Your instructions » Copy nothing but the stretch that opens with the line containing "Write a Python" and closes with the line containing "a_y = [1.57, 1.49, 1.44, 1.34, 1.19, 1.20, 1.20, 1.18]". Keep pictures out.

Exercise input »

----------

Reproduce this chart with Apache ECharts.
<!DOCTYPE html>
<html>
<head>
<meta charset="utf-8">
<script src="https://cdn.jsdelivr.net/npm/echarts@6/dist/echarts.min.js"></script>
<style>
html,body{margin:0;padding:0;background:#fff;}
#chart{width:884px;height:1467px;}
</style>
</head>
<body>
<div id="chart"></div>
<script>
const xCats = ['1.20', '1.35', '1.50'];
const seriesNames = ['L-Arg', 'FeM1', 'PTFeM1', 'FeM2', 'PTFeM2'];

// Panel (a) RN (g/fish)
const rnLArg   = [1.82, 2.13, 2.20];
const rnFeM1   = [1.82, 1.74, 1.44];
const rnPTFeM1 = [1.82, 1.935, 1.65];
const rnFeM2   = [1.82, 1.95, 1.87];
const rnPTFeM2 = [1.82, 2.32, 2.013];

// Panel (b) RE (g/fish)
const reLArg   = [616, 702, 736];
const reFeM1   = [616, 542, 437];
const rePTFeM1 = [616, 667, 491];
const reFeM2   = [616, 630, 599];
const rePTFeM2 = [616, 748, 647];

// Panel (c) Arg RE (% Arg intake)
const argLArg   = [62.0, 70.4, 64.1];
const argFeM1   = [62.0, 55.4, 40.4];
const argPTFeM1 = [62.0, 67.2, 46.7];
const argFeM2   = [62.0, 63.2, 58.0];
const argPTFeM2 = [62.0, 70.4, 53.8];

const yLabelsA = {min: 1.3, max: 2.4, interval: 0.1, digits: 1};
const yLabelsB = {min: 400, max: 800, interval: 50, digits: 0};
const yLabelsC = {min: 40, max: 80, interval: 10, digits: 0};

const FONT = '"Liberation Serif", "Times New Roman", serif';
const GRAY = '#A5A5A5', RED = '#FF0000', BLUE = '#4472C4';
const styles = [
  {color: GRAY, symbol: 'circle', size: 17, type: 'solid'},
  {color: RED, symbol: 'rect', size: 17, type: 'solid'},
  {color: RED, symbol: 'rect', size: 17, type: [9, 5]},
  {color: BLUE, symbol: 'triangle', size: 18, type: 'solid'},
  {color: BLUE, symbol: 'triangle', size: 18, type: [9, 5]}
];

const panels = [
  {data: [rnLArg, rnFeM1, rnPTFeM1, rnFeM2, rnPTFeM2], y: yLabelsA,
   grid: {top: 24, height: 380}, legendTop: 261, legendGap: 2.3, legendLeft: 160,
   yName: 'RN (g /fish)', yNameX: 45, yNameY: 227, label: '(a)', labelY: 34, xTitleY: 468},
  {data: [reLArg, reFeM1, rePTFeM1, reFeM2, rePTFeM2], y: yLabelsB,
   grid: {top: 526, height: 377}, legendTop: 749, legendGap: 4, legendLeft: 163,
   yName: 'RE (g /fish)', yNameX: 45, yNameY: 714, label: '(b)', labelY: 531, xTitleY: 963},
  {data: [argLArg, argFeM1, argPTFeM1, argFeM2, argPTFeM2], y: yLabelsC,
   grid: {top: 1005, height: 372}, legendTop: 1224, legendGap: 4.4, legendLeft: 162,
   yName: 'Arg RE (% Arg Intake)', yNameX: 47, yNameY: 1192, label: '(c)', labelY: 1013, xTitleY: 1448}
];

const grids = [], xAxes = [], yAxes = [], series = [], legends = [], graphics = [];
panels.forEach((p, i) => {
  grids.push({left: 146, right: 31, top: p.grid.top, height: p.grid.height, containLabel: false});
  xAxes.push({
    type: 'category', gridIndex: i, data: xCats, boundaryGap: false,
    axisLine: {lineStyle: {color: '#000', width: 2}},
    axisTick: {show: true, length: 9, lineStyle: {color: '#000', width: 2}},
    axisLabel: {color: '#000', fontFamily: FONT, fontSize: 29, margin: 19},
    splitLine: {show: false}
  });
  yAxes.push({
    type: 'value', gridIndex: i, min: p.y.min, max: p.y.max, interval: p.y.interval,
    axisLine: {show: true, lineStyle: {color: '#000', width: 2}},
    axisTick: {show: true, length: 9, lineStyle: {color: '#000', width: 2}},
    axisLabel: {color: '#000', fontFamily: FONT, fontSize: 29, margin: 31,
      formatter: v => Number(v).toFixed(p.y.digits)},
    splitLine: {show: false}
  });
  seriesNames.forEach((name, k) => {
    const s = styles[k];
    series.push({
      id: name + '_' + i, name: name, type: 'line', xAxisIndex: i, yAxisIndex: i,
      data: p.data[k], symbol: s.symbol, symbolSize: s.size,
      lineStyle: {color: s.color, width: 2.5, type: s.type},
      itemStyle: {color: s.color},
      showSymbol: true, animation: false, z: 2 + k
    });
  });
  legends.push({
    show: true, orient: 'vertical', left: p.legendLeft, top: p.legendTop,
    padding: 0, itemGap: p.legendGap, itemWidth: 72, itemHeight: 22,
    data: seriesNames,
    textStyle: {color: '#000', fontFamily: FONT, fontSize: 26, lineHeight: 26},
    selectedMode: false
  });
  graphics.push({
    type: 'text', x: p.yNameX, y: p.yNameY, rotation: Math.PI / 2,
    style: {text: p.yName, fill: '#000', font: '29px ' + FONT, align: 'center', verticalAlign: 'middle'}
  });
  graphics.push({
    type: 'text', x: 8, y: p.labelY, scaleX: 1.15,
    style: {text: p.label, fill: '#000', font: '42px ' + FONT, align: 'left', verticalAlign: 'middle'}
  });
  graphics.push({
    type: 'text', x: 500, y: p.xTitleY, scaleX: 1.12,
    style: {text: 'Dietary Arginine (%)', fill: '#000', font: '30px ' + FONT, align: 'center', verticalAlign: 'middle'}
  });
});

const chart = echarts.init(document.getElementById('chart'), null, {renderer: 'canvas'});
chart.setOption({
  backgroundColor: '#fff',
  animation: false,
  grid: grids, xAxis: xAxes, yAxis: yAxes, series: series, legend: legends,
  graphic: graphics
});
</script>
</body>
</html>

----------

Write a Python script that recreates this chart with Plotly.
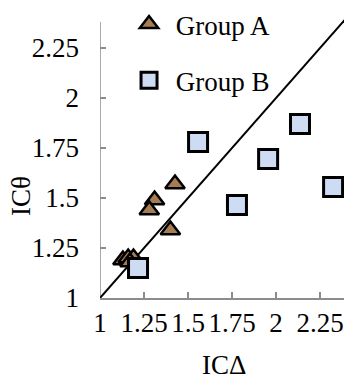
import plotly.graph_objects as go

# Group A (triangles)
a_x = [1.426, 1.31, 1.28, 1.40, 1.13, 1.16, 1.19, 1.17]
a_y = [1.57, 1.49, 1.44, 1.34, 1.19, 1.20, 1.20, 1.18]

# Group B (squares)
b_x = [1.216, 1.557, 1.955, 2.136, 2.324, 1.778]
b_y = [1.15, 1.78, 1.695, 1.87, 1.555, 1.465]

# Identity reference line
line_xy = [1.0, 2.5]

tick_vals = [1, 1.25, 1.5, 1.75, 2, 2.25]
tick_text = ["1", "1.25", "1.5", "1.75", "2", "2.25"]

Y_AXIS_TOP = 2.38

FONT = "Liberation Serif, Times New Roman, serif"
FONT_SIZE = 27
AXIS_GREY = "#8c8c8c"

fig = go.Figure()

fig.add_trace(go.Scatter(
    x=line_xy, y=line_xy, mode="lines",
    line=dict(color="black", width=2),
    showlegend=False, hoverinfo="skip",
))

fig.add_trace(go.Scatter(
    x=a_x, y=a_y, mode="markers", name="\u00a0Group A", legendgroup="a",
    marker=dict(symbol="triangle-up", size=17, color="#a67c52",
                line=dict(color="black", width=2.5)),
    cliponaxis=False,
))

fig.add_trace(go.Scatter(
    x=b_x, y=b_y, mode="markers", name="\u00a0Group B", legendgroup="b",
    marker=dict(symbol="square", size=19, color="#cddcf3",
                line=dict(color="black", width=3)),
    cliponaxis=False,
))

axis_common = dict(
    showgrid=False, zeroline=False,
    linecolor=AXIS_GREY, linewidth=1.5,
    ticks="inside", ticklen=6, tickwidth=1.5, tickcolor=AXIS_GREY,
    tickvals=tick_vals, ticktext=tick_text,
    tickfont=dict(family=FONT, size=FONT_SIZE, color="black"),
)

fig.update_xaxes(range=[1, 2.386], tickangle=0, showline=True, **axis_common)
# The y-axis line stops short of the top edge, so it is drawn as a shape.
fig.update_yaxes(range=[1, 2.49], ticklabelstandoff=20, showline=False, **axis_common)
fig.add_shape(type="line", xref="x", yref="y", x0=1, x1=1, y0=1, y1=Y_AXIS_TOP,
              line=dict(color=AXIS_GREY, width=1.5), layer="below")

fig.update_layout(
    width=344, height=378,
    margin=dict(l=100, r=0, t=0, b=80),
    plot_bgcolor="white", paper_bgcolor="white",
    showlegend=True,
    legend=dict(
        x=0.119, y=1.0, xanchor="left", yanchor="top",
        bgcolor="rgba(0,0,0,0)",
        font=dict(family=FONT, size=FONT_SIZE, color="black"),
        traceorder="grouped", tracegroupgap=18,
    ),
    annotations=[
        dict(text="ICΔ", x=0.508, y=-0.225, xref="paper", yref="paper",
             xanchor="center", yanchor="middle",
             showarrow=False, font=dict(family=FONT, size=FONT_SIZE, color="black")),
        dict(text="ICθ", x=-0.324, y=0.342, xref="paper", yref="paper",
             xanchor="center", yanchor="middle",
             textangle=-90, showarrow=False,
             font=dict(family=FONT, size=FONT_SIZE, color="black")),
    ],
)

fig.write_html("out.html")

----------

Task result »
Write a Python script that recreates this chart with Plotly.
import plotly.graph_objects as go

# Group A (triangles)
a_x = [1.426, 1.31, 1.28, 1.40, 1.13, 1.16, 1.19, 1.17]
a_y = [1.57, 1.49, 1.44, 1.34, 1.19, 1.20, 1.20, 1.18]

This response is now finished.